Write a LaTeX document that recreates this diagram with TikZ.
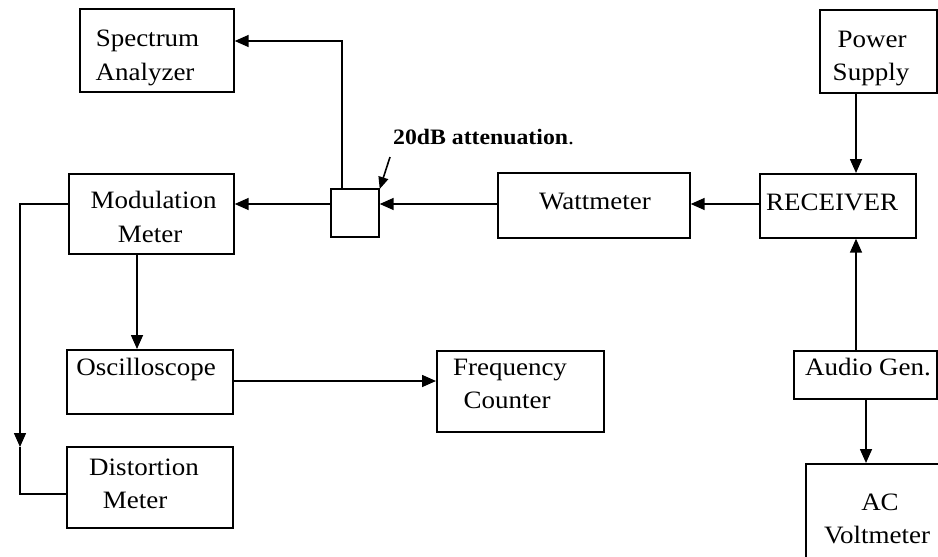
\documentclass[tikz,border=0pt]{standalone}
\usepackage{fontspec}
\setmainfont{Liberation Serif}[FakeStretch=1.08]
\usetikzlibrary{arrows.meta}
\newcommand{\mainsz}{\fontsize{25}{30}\selectfont}
\newcommand{\lblsz}{\fontsize{22}{26}\selectfont\bfseries}
\begin{document}
\begin{tikzpicture}[x=1pt,y=-1pt,
  box/.style={draw, line width=1.7pt, inner sep=0pt, anchor=north west},
  lbl/.style={anchor=base, inner sep=0pt, font=\mainsz},
  arr/.style={line width=1.6pt, -{Triangle[length=14pt,width=12pt]}},
  ln/.style={line width=1.6pt}]
\useasboundingbox (0,0) rectangle (938,557);
\clip (0,0) rectangle (938,557);
% boxes
\node[box, minimum width=154pt, minimum height=83pt] (sa) at (79,8) {};
\node[box, minimum width=165pt, minimum height=80pt] (mm) at (68,173) {};
\node[box, minimum width=48pt, minimum height=48pt] (att) at (330,188) {};
\node[box, minimum width=192pt, minimum height=65pt] (wm) at (497,172) {};
\node[box, minimum width=156pt, minimum height=64pt] (rx) at (759,173) {};
\node[box, minimum width=117pt, minimum height=83pt] (ps) at (819,9) {};
\node[box, minimum width=166pt, minimum height=64pt] (osc) at (66,349) {};
\node[box, minimum width=167pt, minimum height=81pt] (fc) at (436,350) {};
\node[box, minimum width=166pt, minimum height=81pt] (dm) at (66,446) {};
\node[box, minimum width=143pt, minimum height=48pt] (ag) at (793,350) {};
\node[box, minimum width=160pt, minimum height=110pt] (acv) at (805,463) {};
% texts
\node[lbl] at (147.5,46) {Spectrum};
\node[lbl] at (145,80) {Analyzer};
\node[lbl] at (153.5,208) {Modulation};
\node[lbl] at (150,242) {Meter};
\node[anchor=base west, inner sep=0pt, font=\lblsz] (attlbl) at (393,144) {20dB attenuation\textmd{.}};
\node[lbl] at (595,209) {Wattmeter};
\node[lbl] at (832,210) {RECEIVER};
\node[lbl] at (872,47) {Power};
\node[lbl] at (871,80) {Supply};
\node[lbl] at (146,375) {Oscilloscope};
\node[lbl] at (510,375) {Frequency};
\node[lbl] at (507,408) {Counter};
\node[lbl] at (144,475) {Distortion};
\node[lbl] at (135,508) {Meter};
\node[lbl] at (868,375) {Audio Gen.};
\node[lbl] at (880,510) {AC};
\node[lbl] at (877,543) {Voltmeter};
% connectors
\coordinate (sacorner) at ([xshift=12pt]att.north west |- 0,41);
\draw[arr] ([xshift=12pt]att.north west) -- (sacorner) -- (sacorner -| sa.east);
\draw[arr] (att.west |- 0,204) -- (mm.east |- 0,204);
\draw[arr] (wm.west |- 0,204) -- (att.east |- 0,204);
\draw[arr] (rx.west |- 0,204) -- (wm.east |- 0,204);
\draw[arr] ([xshift=37pt]ps.south west) -- ([xshift=37pt]ps.south west |- rx.north);
\draw[arr] ([xshift=63pt]ag.north west) -- ([xshift=63pt]ag.north west |- rx.south);
\draw[arr] ([xshift=73pt]ag.south west) -- ([xshift=73pt]ag.south west |- acv.north);
\draw[arr] ([xshift=69pt]mm.south west) -- ([xshift=69pt]mm.south west |- osc.north);
\draw[arr] (osc.east |- 0,381) -- (fc.west |- 0,381);
\coordinate (lt) at (20,204);
\coordinate (lm) at (20,447);
\coordinate (lb) at (20,494);
\draw[arr] (mm.west |- lt) -- (lt) -- (lm);
\draw[ln] (lm) -- (lb) -- (lb -| dm.west);
\coordinate (pt) at (390,157);
\draw[line width=1.6pt, -{Triangle[length=12pt,width=10pt]}] (pt) -- ([yshift=-1pt]att.north east);
\end{tikzpicture}
\end{document}
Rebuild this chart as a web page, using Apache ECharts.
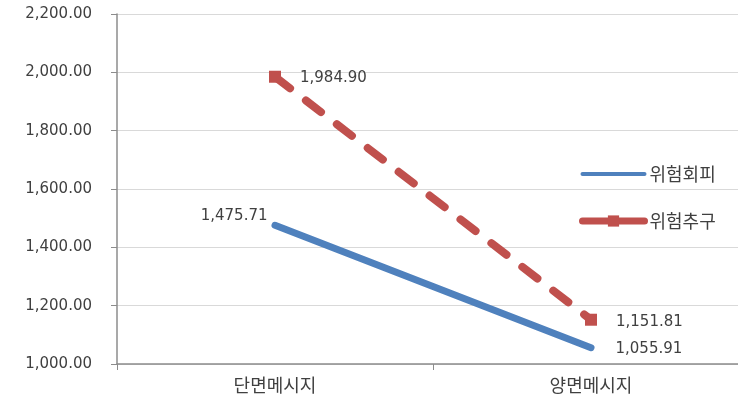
<!DOCTYPE html>
<html>
<head>
<meta charset="utf-8">
<script src="https://cdn.jsdelivr.net/npm/echarts@6/dist/echarts.min.js"></script>
<style>
  html, body { margin: 0; padding: 0; background: #ffffff; overflow: hidden; }
  #frame { width: 738px; height: 410px; overflow: hidden; }
  /* the plot area runs a little past the right edge of the visible frame */
  #chart { width: 750px; height: 410px; }
</style>
</head>
<body>
<div id="frame"><div id="chart"></div></div>
<script>
// Categories and series values
const categories = ['단면메시지', '양면메시지'];
const seriesNames = ['위험회피', '위험추구'];
const riskAvoid = [1475.71, 1055.91];
const riskSeek = [1984.90, 1151.81];
// Value axis range
const yMin = 1000;
const yMax = 2200;
const yStep = 200;

const KR_FONT = '"Noto Sans CJK KR", "Noto Sans", sans-serif';
const NUM_FONT = '"DejaVu Sans", "Noto Sans", sans-serif';
const TEXT_COLOR = '#404040';
const BLUE = '#4F81BD';
const RED = '#C0504D';

function fmt(v) {
  const parts = Number(v).toFixed(2).split('.');
  parts[0] = parts[0].replace(/\B(?=(\d{3})+(?!\d))/g, ',');
  return parts.join('.');
}

// Attach a per-point label placement to each value
function withLabels(values, labelOpts) {
  return values.map((v, i) => ({ value: v, label: labelOpts[i] }));
}

const chart = echarts.init(document.getElementById('chart'));
chart.setOption({
  animation: false,
  backgroundColor: '#ffffff',
  grid: { left: 117, top: 14, right: 1, bottom: 46 },
  legend: {
    orient: 'vertical',
    left: 574,
    top: 160,
    itemGap: 29,
    itemWidth: 62,
    itemHeight: 14,
    textStyle: { fontFamily: KR_FONT, fontSize: 18, color: TEXT_COLOR, padding: [0, 0, 0, 0] },
    data: [
      { name: seriesNames[0], lineStyle: { width: 4, cap: 'round' } },
      { name: seriesNames[1], lineStyle: { width: 7, type: 'solid', cap: 'round' } }
    ]
  },
  xAxis: {
    type: 'category',
    data: categories,
    boundaryGap: true,
    axisLine: { lineStyle: { color: '#8c8c8c', width: 1.5 } },
    axisTick: { show: true, length: 6, lineStyle: { color: '#8c8c8c' } },
    axisLabel: { fontFamily: KR_FONT, fontSize: 18, color: TEXT_COLOR, margin: 12 }
  },
  yAxis: {
    type: 'value',
    min: yMin,
    max: yMax,
    interval: yStep,
    axisLine: { show: true, lineStyle: { color: '#8c8c8c', width: 1.5 } },
    axisTick: { show: true, length: 6, lineStyle: { color: '#8c8c8c' } },
    splitLine: { lineStyle: { color: '#d9d9d9', width: 1 } },
    axisLabel: { fontFamily: NUM_FONT, fontSize: 15, color: TEXT_COLOR, margin: 25, formatter: fmt }
  },
  series: [
    {
      name: seriesNames[0],
      type: 'line',
      data: withLabels(riskAvoid, [
        { position: 'left', distance: 7, offset: [0, -9] },
        { position: 'right', distance: 24, offset: [0, 1] }
      ]),
      symbol: 'circle',
      symbolSize: 1,
      showAllSymbol: true,
      lineStyle: { color: BLUE, width: 7, cap: 'round' },
      itemStyle: { color: 'rgba(0,0,0,0)' },
      label: {
        show: true,
        fontFamily: NUM_FONT,
        fontSize: 15,
        color: TEXT_COLOR,
        formatter: p => fmt(p.value)
      },
      z: 2
    },
    {
      name: seriesNames[1],
      type: 'line',
      data: withLabels(riskSeek, [
        { position: 'right', distance: 19, offset: [0, 1] },
        { position: 'right', distance: 19, offset: [0, 2] }
      ]),
      symbol: 'rect',
      symbolSize: 12,
      showAllSymbol: true,
      lineStyle: { color: RED, width: 8, type: [19, 20], cap: 'round' },
      itemStyle: { color: RED },
      label: {
        show: true,
        fontFamily: NUM_FONT,
        fontSize: 15,
        color: TEXT_COLOR,
        formatter: p => fmt(p.value)
      },
      z: 3
    }
  ]
});
</script>
</body>
</html>
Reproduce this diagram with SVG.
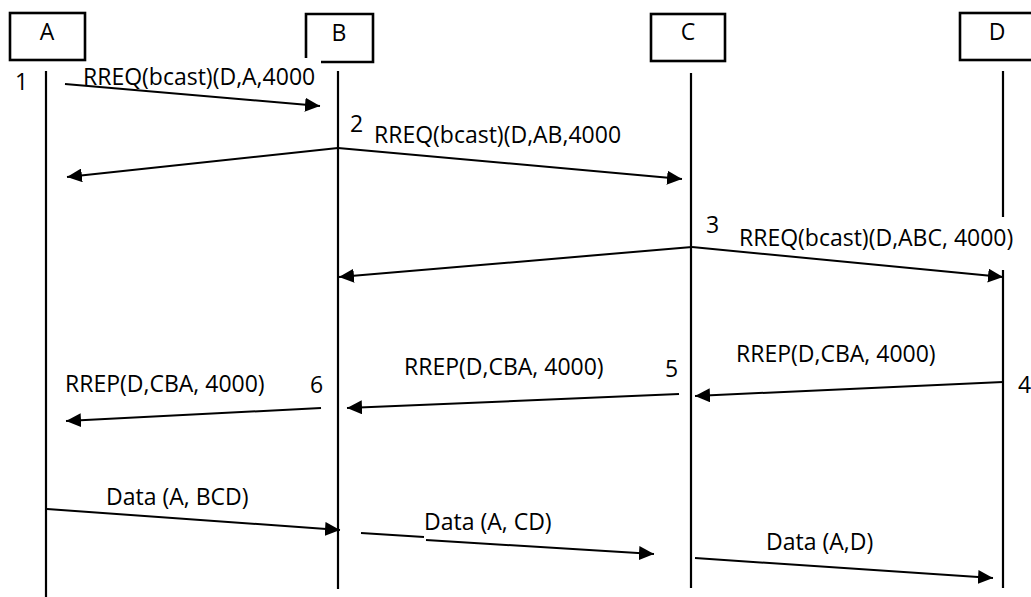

Work to do: Beginning with the line above that contains "Rebuild this chart" and ending with the line that contains "const RED = '#C0504D';", quote each line exactly, keeping out the pictures.

Correct answer:
Rebuild this chart as a web page, using Apache ECharts.
<!DOCTYPE html>
<html>
<head>
<meta charset="utf-8">
<script src="https://cdn.jsdelivr.net/npm/echarts@6/dist/echarts.min.js"></script>
<style>
  html, body { margin: 0; padding: 0; background: #ffffff; overflow: hidden; }
  #frame { width: 738px; height: 410px; overflow: hidden; }
  /* the plot area runs a little past the right edge of the visible frame */
  #chart { width: 750px; height: 410px; }
</style>
</head>
<body>
<div id="frame"><div id="chart"></div></div>
<script>
// Categories and series values
const categories = ['단면메시지', '양면메시지'];
const seriesNames = ['위험회피', '위험추구'];
const riskAvoid = [1475.71, 1055.91];
const riskSeek = [1984.90, 1151.81];
// Value axis range
const yMin = 1000;
const yMax = 2200;
const yStep = 200;

const KR_FONT = '"Noto Sans CJK KR", "Noto Sans", sans-serif';
const NUM_FONT = '"DejaVu Sans", "Noto Sans", sans-serif';
const TEXT_COLOR = '#404040';
const BLUE = '#4F81BD';
const RED = '#C0504D';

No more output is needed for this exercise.